Reads as: try anthropic; on failure fall back to openai; the whole chain is wrapped in retry with 5 attempts. Right-fold of withFallback + outer withRetry is the standard production composition.

For the common 1-primary-N-fallbacks-with-retry shape, use the factory:

import { resilientProvider, anthropic, openai, bedrock } from 'agentfootprint';
const provider = resilientProvider({
primary: anthropic({ apiKey: process.env.ANTHROPIC_API_KEY! }),
fallbacks: [
openai({ apiKey: process.env.OPENAI_API_KEY! }),
bedrock({ region: 'us-west-2' }),
],
retry: { maxAttempts: 3, backoff: 'exponential' },
});

Every provider adapter wraps SDK errors in LLMError with retryable flagging. The default withRetry policy retries when err.retryable === true AND attempt < maxAttempts. Override shouldRetry to implement custom policies:

withRetry(provider, {
maxAttempts: 5,
shouldRetry: (err, attempt) => {
if (err.code === 'rate_limit') return true; // always retry rate limits
if (err.code === 'server') return attempt < 3; // cap server errors at 3
return false;
},
});

shouldFallback works the same way for withFallback.

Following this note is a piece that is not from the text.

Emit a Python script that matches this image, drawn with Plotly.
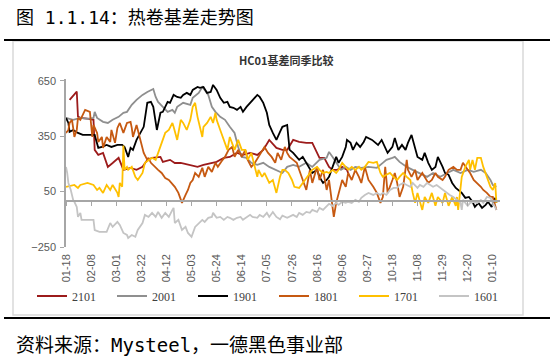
import plotly.graph_objects as go

# ---- data (MM-DD, value) ----
s2101 = [("01-21",547),("01-27",592),("01-28",457),("01-30",450),("02-05",445),("02-10",439),("02-11",276),("02-14",249),("02-18",260),("02-22",184),("02-26",205),("03-03",233),("03-07",168),("03-13",178),("03-18",168),("03-23",184),("03-27",222),("03-31",233),("04-07",238),("04-09",211),("04-15",222),("04-19",205),("04-24",206),("05-02",195),("05-08",184),("05-13",195),("05-19",206),("05-24",211),("05-30",233),("06-04",238),("06-10",260),("06-15",249),("06-21",260),("06-27",249),("07-02",276),("07-07",330),("07-13",287),("07-18",276),("07-22",276),("07-27",330),("08-01",319),("08-07",314),("08-12",314),("08-16",260),("08-18",233),("08-22",233),("08-26",184),("08-29",168),("09-02",168),("09-06",184),("09-10",168),("09-11",151)]

s2001 = [("01-18",449),("01-24",439),("01-30",449),("02-05",444),("02-10",449),("02-11",482),("02-13",449),("02-18",428),("02-22",422),("02-26",439),("03-03",455),("03-07",477),("03-10",482),("03-14",520),("03-18",547),("03-23",574),("03-27",590),("03-30",601),("04-01",606),("04-03",563),("04-05",536),("04-09",509),("04-13",482),("04-17",493),("04-19",477),("04-21",509),("04-26",531),("05-02",520),("05-04",558),("05-09",585),("05-12",617),("05-14",601),("05-17",574),("05-20",509),("05-23",482),("05-27",455),("05-31",439),("06-04",401),("06-08",368),("06-11",292),("06-14",238),("06-18",233),("06-22",206),("06-27",195),("07-02",206),("07-07",184),("07-13",168),("07-18",151),("07-22",184),("07-27",195),("08-01",184),("08-07",206),("08-12",184),("08-18",222),("08-24",233),("08-26",265),("08-29",238),("09-01",206),("09-05",168),("09-09",184),("09-13",168),("09-17",184),("09-22",179),("09-28",184),("10-05",179),("10-10",206),("10-13",222),("10-18",233),("10-20",238),("10-24",211),("10-30",184),("11-04",168),("11-10",151),("11-16",130),("11-21",151),("11-27",130),("12-03",151),("12-08",168),("12-14",151),("12-20",168),("12-25",157),("12-31",168),("01-04",151),("01-08",113),("01-10",86),("01-13",76)]

s1901 = [("01-18",449),("01-20",422),("01-21",374),("01-24",384),("01-28",368),("02-01",357),("02-07",357),("02-11",357),("02-14",287),("02-17",292),("02-21",303),("02-25",292),("03-02",303),("03-06",303),("03-08",292),("03-11",238),("03-13",287),("03-15",276),("03-18",330),("03-21",368),("03-24",401),("03-27",531),("03-30",536),("04-01",509),("04-04",384),("04-07",477),("04-09",482),("04-13",536),("04-15",531),("04-18",574),("04-21",563),("04-24",558),("04-26",574),("04-29",585),("05-02",574),("05-04",601),("05-08",617),("05-10",612),("05-13",617),("05-16",585),("05-19",590),("05-21",628),("05-24",601),("05-27",558),("05-30",531),("06-02",536),("06-04",509),("06-07",504),("06-10",493),("06-13",509),("06-15",482),("06-18",509),("06-21",531),("06-23",547),("06-27",574),("06-29",563),("07-02",531),("07-05",477),("07-07",411),("07-10",368),("07-13",330),("07-16",374),("07-18",401),("07-22",411),("07-24",276),("07-27",260),("07-30",238),("08-01",222),("08-04",238),("08-07",206),("08-10",168),("08-12",151),("08-16",168),("08-18",130),("08-21",97),("08-24",113),("08-26",130),("08-29",184),("09-01",238),("09-03",206),("09-06",238),("09-09",292),("09-10",330),("09-13",314),("09-15",276),("09-18",314),("09-21",292),("09-24",319),("09-26",346),("10-01",330),("10-03",319),("10-06",303),("10-09",330),("10-12",287),("10-14",260),("10-18",292),("10-20",341),("10-23",276),("10-26",303),("10-29",276),("10-31",314),("11-03",357),("11-06",292),("11-08",238),("11-12",222),("11-14",260),("11-17",206),("11-20",168),("11-23",184),("11-25",238),("11-29",184),("12-01",151),("12-04",141),("12-07",97),("12-10",70),("12-12",59),("12-15",43),("12-18",16),("12-21",21),("12-24",-5),("12-26",-33),("12-29",-11),("01-01",-38),("01-04",-22),("01-06",-5),("01-09",-33),("01-12",16),("01-13",-11)]

s1801 = [("01-18",368),("01-20",384),("01-21",422),("01-23",439),("01-24",395),("01-25",346),("01-27",384),("01-28",449),("01-30",439),("02-03",493),("02-07",482),("02-09",346),("02-10",411),("02-13",368),("02-14",319),("02-17",346),("02-18",287),("02-21",346),("02-24",319),("02-25",384),("02-28",314),("03-02",395),("03-04",422),("03-07",368),("03-10",422),("03-13",428),("03-14",395),("03-15",346),("03-18",411),("03-21",330),("03-23",292),("03-24",260),("03-27",222),("03-28",233),("03-30",206),("04-03",184),("04-05",168),("04-08",151),("04-11",124),("04-14",113),("04-18",87),("04-19",76),("04-22",43),("04-25",-11),("04-28",32),("04-30",59),("05-02",97),("05-04",113),("05-06",151),("05-09",130),("05-12",179),("05-14",130),("05-17",184),("05-20",157),("05-23",206),("05-25",184),("05-29",222),("05-31",238),("06-03",276),("06-06",292),("06-08",238),("06-11",276),("06-14",238),("06-17",276),("06-19",222),("06-22",184),("06-25",206),("06-28",238),("07-01",276),("07-03",292),("07-06",260),("07-09",238),("07-12",206),("07-14",260),("07-17",222),("07-20",292),("07-22",260),("07-24",238),("07-27",222),("07-30",206),("08-01",168),("08-04",113),("08-07",59),("08-10",168),("08-12",97),("08-16",184),("08-18",113),("08-21",168),("08-24",59),("08-26",113),("08-28",21),("08-30",-87),("09-01",-11),("09-03",43),("09-06",113),("09-09",76),("09-11",151),("09-14",113),("09-17",168),("09-20",130),("09-22",97),("09-25",184),("09-28",113),("10-02",76),("10-05",43),("10-08",-11),("10-10",21),("10-12",184),("10-14",43),("10-18",113),("10-20",151),("10-22",97),("10-24",21),("10-27",76),("10-30",222),("10-31",168),("11-03",130),("11-06",168),("11-08",113),("11-12",151),("11-14",130),("11-17",97),("11-20",113),("11-23",151),("11-25",130),("11-29",113),("12-01",130),("12-04",168),("12-08",184),("12-11",168),("12-14",168),("12-16",206),("12-20",168),("12-22",151),("12-25",113),("12-28",97),("12-31",76),("01-02",59),("01-05",43),("01-08",21),("01-10",21),("01-13",-49)]

s1701 = [("01-18",76),("01-21",81),("01-25",86),("01-28",70),("01-30",86),("02-05",97),("02-10",86),("02-13",59),("02-15",70),("02-18",43),("02-21",86),("02-24",59),("02-26",86),("03-02",43),("03-03",21),("03-04",97),("03-06",76),("03-07",300),("03-08",168),("03-10",184),("03-11",168),("03-14",184),("03-17",130),("03-19",113),("03-23",151),("03-25",206),("03-28",222),("03-31",233),("04-03",222),("04-05",260),("04-08",314),("04-11",368),("04-14",384),("04-17",422),("04-18",401),("04-21",330),("04-24",439),("04-26",422),("04-29",384),("05-02",439),("05-04",509),("05-06",531),("05-08",455),("05-10",401),("05-12",346),("05-13",401),("05-16",422),("05-19",455),("05-21",422),("05-23",477),("05-24",439),("05-27",384),("05-30",330),("06-02",276),("06-04",346),("06-06",314),("06-08",276),("06-11",330),("06-14",276),("06-17",276),("06-19",222),("06-22",260),("06-25",184),("06-27",130),("06-28",168),("07-01",130),("07-03",151),("07-06",113),("07-07",97),("07-10",113),("07-13",43),("07-16",130),("07-18",168),("07-20",168),("07-23",151),("07-26",113),("07-28",76),("08-01",70),("08-04",97),("08-07",130),("08-10",151),("08-12",168),("08-16",184),("08-18",168),("08-21",151),("08-24",157),("08-26",151),("08-29",168),("09-01",151),("09-03",168),("09-06",206),("09-09",184),("09-11",168),("09-14",184),("09-17",168),("09-20",184),("09-22",168),("09-25",184),("09-28",211),("10-02",206),("10-05",211),("10-08",151),("10-10",130),("10-13",141),("10-16",151),("10-19",130),("10-22",113),("10-24",130),("10-27",151),("10-30",130),("11-02",113),("11-04",43),("11-06",-11),("11-08",43),("11-12",-49),("11-14",21),("11-17",-11),("11-20",43),("11-23",-27),("11-25",21),("11-29",-11),("12-01",43),("12-04",-27),("12-07",21),("12-10",-27),("12-11",21),("12-12",-49),("12-15",130),("12-18",184),("12-21",222),("12-22",168),("12-24",222),("12-26",168),("12-28",233),("12-31",233),("01-02",184),("01-05",130),("01-08",76),("01-10",59),("01-12",97),("01-13",-11)]

s1601 = [("01-18",184),("01-19",151),("01-20",97),("01-22",59),("01-24",5),("01-25",-5),("01-27",-33),("01-28",-87),("01-30",-65),("01-31",-103),("02-05",-103),("02-10",-103),("02-11",-158),("02-15",-168),("02-21",-168),("02-24",-120),("02-26",-141),("03-02",-114),("03-04",-130),("03-07",-174),("03-10",-185),("03-11",-201),("03-14",-185),("03-17",-195),("03-19",-158),("03-23",-120),("03-25",-76),("03-28",-87),("03-31",-65),("04-03",-87),("04-05",-60),("04-08",-92),("04-11",-65),("04-14",-87),("04-17",-49),("04-18",-38),("04-19",-120),("04-22",-103),("04-25",-158),("04-28",-141),("04-30",-174),("05-03",-195),("05-06",-141),("05-09",-120),("05-12",-103),("05-14",-114),("05-17",-92),("05-20",-87),("05-21",-65),("05-24",-92),("05-27",-87),("05-30",-103),("06-02",-87),("06-04",-92),("06-07",-103),("06-10",-92),("06-13",-87),("06-15",-103),("06-18",-87),("06-21",-76),("06-23",-87),("06-27",-92),("06-29",-76),("07-02",-87),("07-05",-65),("07-07",-87),("07-10",-60),("07-13",-87),("07-16",-100),("07-18",-80),("07-22",-92),("07-24",-87),("07-27",-76),("07-30",-87),("08-01",-65),("08-04",-76),("08-07",-60),("08-10",-65),("08-12",-49),("08-16",-60),("08-18",-38),("08-21",-49),("08-24",-27),("08-26",-16),("08-29",-27),("09-01",-11),("09-03",-22),("09-06",-5),("09-09",-11),("09-11",-5),("09-14",-11),("09-17",5),("09-20",-5),("09-22",16),("09-25",32),("09-28",43),("10-02",32),("10-05",43),("10-08",32),("10-10",43),("10-13",32),("10-16",59),("10-19",70),("10-22",70),("10-24",86),("10-27",97),("10-30",86),("11-02",76),("11-04",97),("11-08",70),("11-10",86),("11-13",76),("11-16",97),("11-19",86),("11-21",76),("11-24",86),("11-27",70),("11-30",59),("12-03",43),("12-05",32),("12-08",21),("12-11",5),("12-14",-11),("12-15",-49),("12-16",5),("12-20",-27),("12-22",-11),("12-25",-5),("12-28",-11),("12-31",5),("01-02",-11),("01-05",21),("01-08",16),("01-10",-11),("01-13",-49)]

series_names = ["2101", "2001", "1901", "1801", "1701", "1601"]
series_data = [s2101, s2001, s1901, s1801, s1701, s1601]
series_colors = ["#9C1B1B", "#8F8F8F", "#000000", "#C65911", "#FFC000", "#C4C4C4"]

y_ticks = [-250, 50, 350, 650]
x_tick_start = "2019-01-18"
x_tick_days = 21


def to_date(md):
    m, d = map(int, md.split("-"))
    year = 2020 if (m == 1 and d < 17) else 2019
    return f"{year}-{m:02d}-{d:02d}"


W, H = 550, 359
ML, MR, MT, MB = 66, 50, 79, 112
pw, ph = W - ML - MR, H - MT - MB
yr = [-250, 660]
xr = ["2019-01-18", "2020-01-16"]


def px(x):
    return (x - ML) / pw


def py(y):
    return (H - MB - y) / ph


legend_text_x = [72, 152, 233, 314, 394, 474]
legend_ids = ["legend", "legend2", "legend3", "legend4", "legend5", "legend6"]

fig = go.Figure()
for name, data, color, lid in zip(series_names, series_data, series_colors, legend_ids):
    fig.add_trace(go.Scatter(
        x=[to_date(d) for d, _ in data],
        y=[v for _, v in data],
        mode="lines", name=name, legend=lid,
        line=dict(color=color, width=1.8),
    ))

# helper trace so the zero-line axis is drawn
fig.add_trace(go.Scatter(x=[to_date("01-18")], y=[None], xaxis="x2",
                         showlegend=False, hoverinfo="skip"))

axis_gray = "#A6A6A6"
tick_font = dict(family="Liberation Sans, Arial, sans-serif", size=11, color="#595959")
legend_font = dict(family="Liberation Serif, Times New Roman, serif", size=12, color="#404040")

legends = {}
for lid, tx in zip(legend_ids, legend_text_x):
    legends[lid] = dict(
        orientation="h", x=px(tx - 40), xanchor="left", y=py(296), yanchor="middle",
        font=legend_font, bgcolor="rgba(0,0,0,0)", itemwidth=30,
    )

fig.update_layout(
    width=W, height=H,
    margin=dict(l=ML, r=MR, t=MT, b=MB),
    paper_bgcolor="white", plot_bgcolor="white",
    showlegend=True,
    xaxis=dict(
        type="date", range=xr, tick0=x_tick_start, dtick=x_tick_days * 86400000,
        tickformat="%m-%d", tickangle=-90, showgrid=False, zeroline=False,
        showline=False, ticks="", tickfont=tick_font, ticklabelstandoff=4,
    ),
    xaxis2=dict(
        type="date", range=xr, tick0=x_tick_start, dtick=x_tick_days * 86400000,
        overlaying="x", anchor="free", position=(0 - yr[0]) / (yr[1] - yr[0]),
        showline=True, linecolor=axis_gray, linewidth=1.5,
        ticks="outside", ticklen=4, tickcolor=axis_gray, tickwidth=1,
        showticklabels=False, showgrid=False, zeroline=False,
    ),
    yaxis=dict(
        range=yr, tickvals=y_ticks, showgrid=False, zeroline=False,
        showline=True, linecolor=axis_gray, linewidth=1.5,
        ticks="outside", ticklen=4, tickcolor=axis_gray,
        tickfont=tick_font, ticklabelstandoff=2,
    ),
    shapes=[
        dict(type="rect", xref="paper", yref="paper", x0=px(13), x1=px(523),
             y0=py(315), y1=py(41), line=dict(color="#D9D9D9", width=1.5), layer="below"),
        dict(type="line", xref="paper", yref="paper", x0=px(4), x1=px(550),
             y0=py(40), y1=py(40), line=dict(color="black", width=2)),
        dict(type="line", xref="paper", yref="paper", x0=px(4), x1=px(550),
             y0=py(318), y1=py(318), line=dict(color="black", width=2)),
    ],
    annotations=[
        dict(text="图 1.1.14：热卷基差走势图", xref="paper", yref="paper",
             x=px(14), y=py(17), xanchor="left", yanchor="middle", showarrow=False,
             font=dict(family="DejaVu Sans Mono, Noto Sans CJK SC", size=18, color="black")),
        dict(text="<b>HC01基差同季比较</b>", xref="paper", yref="paper",
             x=px(286), y=py(60), xanchor="center", yanchor="middle", showarrow=False,
             font=dict(family="Noto Sans CJK SC", size=11, color="#333333")),
        dict(text="资料来源：Mysteel，一德黑色事业部", xref="paper", yref="paper",
             x=px(14), y=py(345), xanchor="left", yanchor="middle", showarrow=False,
             font=dict(family="DejaVu Sans Mono, Noto Sans CJK SC", size=19, color="black")),
    ],
)
fig.update_layout(**legends)

fig.write_html("out.html", config={"displayModeBar": False},
               post_script="document.body.style.margin='0px';")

Both decorators call optional hooks so your recorders can log retry attempts + provider switches:

withRetry(provider, {
maxAttempts: 5,
onRetry: (err, attempt) => console.log(`retry ${attempt}: ${err.message}`),
});
withFallback(primary, fallback, {
onFallback: (err) => console.log(`falling back: ${err.message}`),
});

Both also fire typed events through the standard event dispatcher — listen to agentfootprint.cost.tick to see cost across both primary and fallback providers.

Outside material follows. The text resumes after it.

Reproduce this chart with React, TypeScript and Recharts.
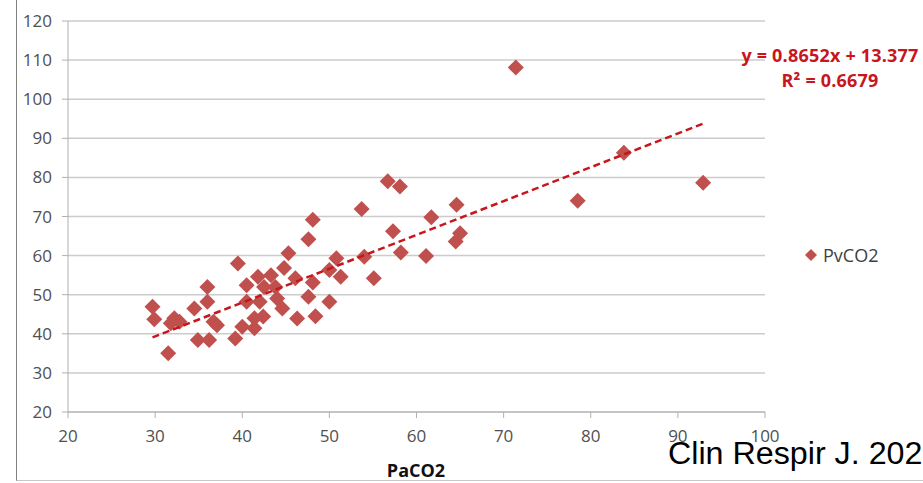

What’s NOT here yet (Reliability subsystem — v2.5)

Section titled “What’s NOT here yet (Reliability subsystem — v2.5)”

The deferred Reliability subsystem adds three more primitives that compose ON TOP of these decorators:

  • CircuitBreaker — trip after N consecutive failures, open for cooldown period, half-open probe before re-closing. Prevents thundering-herd retry on a downed provider.
  • 3-tier output fallbackoutputFallback(primary, fallback, canned). If both providers fail, return a canned response (or escalate).
  • agent.resumeOnError(checkpoint, input) — auto-checkpoint at iteration boundaries; resume from the failure point with corrected input.

The current decorators cover the production-critical 80%. The Reliability subsystem covers the long tail.

  • Don’t retry non-retryable errors. err.retryable is the contract; honor it.
  • Don’t put withRetry BELOW withFallback. Wrong order: every retry on the primary delays the fallback. Right order: outer withRetry retries the WHOLE fallback chain.
  • Don’t compose decorators inside the provider’s hot path. Build the chain ONCE at app startup; pass the composed provider into every Agent.create({ provider }).